Required Reading is (another) new format at Cardigans & Capes: This category refers to a novel, text, or series that was so important / innovative / resonant that this same text has stayed with us for the rest of our lives. Thus, for our dear readers, it is… Required Reading.

EmergenceTitlePalmer, David R. (1984). Emergence. New York: Spectra.

Keywords: Post-apocalyptic worlds, hominids, evolution, Russian Scare

When I first read Emergence at twelve years of age, I had no idea how important this novel would become (to me, at least. After the 1985 nomination for a Hugo, Palmer has enjoyed relative obscurity as far as I can tell). For some context: I have always been a reader. I started my voracious consumption of novels with ghost stories and Nancy Drew (The Secret at Shadow Ranch 4Evah!), and when I turned ten, I thought I’d give a fantasy novel a try (This event will be detailed in another Required Reading post…). By twelve, I had branched into Anne McCaffrey and some other adult sci-fi novels. But Emergence was something else.

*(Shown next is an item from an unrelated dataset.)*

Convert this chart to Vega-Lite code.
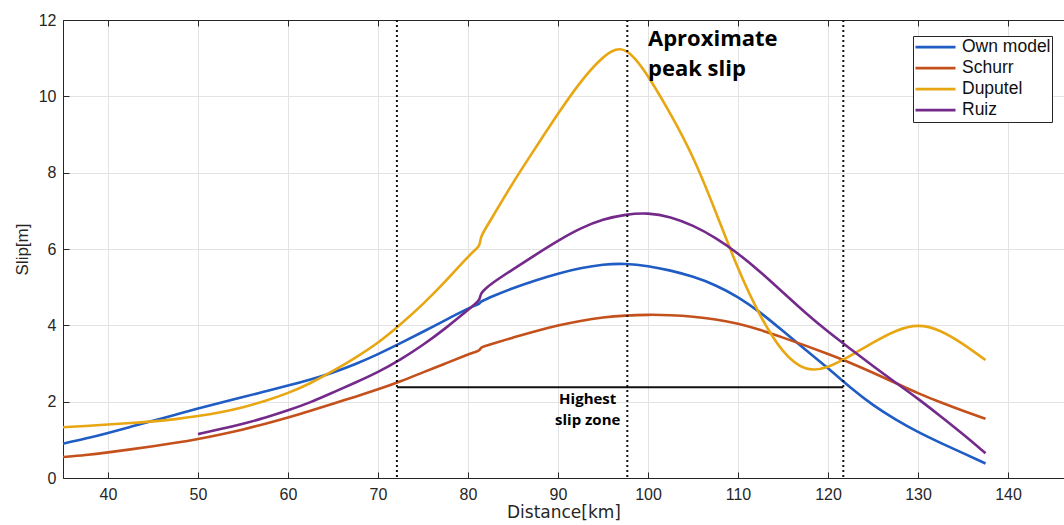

Emergence occurs in a post-apocalyptic world where homo post hominem  — the next stage in hominid evolution — has arrived. Narrated by a twelve year old girl who methodically picks her away across the bionuclear fallout zone that was the United States, Emergence is told through an amalgamation of shorthand styles (think Pitman shorthand) and in a conversational tone addressed to the reader, who is often saluted with, “Hello, Posterity!” Even now, this phrase makes me smile. The novel follows the main character, Candidia Maria Smith-Foster, as she searches out other hominems. The novel culminates when she engages in a dangerous mission to save her fledgling species. The characterization, the narrative style, and the plot are deliberate and excellent choices that, when added together, create a rollicking read. The sheer imagination and scope of the novel is tremendous, and such fun! The reader is left with a feeling of, “Goll-eee, that was great!”

But Emergence resonated with twelve-year-old-me on a fundamental level: Never before had I seen myself (or rather, how I wanted to imagine my future myself) in a novel. Many other readers, librarians, and cultural analysts know and comment upon this phenomenon: Readers want to identify with the characters; they need to “see” themselves in the stories they consume. Candy, the main character, was a polymath with a hard work ethic, a nigh telepathic animal sidekick, and a black belt. I, also twelve, was an awkward fat kid with a hearing loss (and a related speech pathology).

So… we were not quite the same.

However, Candy seeded in me the idea that I could — someday — become a polymath and obtain a black belt and do anything I wanted to. As I grew up, reality presented itself: With some privilege, some luck / chance, and hard work, I could accomplish some goals. Not everything that Candy could do, true. But some of them. And though reality has intruded and my ability to continue faking adulthood seems to be successful, I will never forget the joy of possibility I felt when I read Emergence for the first time. I realized then that I didn’t need to be limited to what I was, or what I had been. I could be more. And that is a precious, precious gift.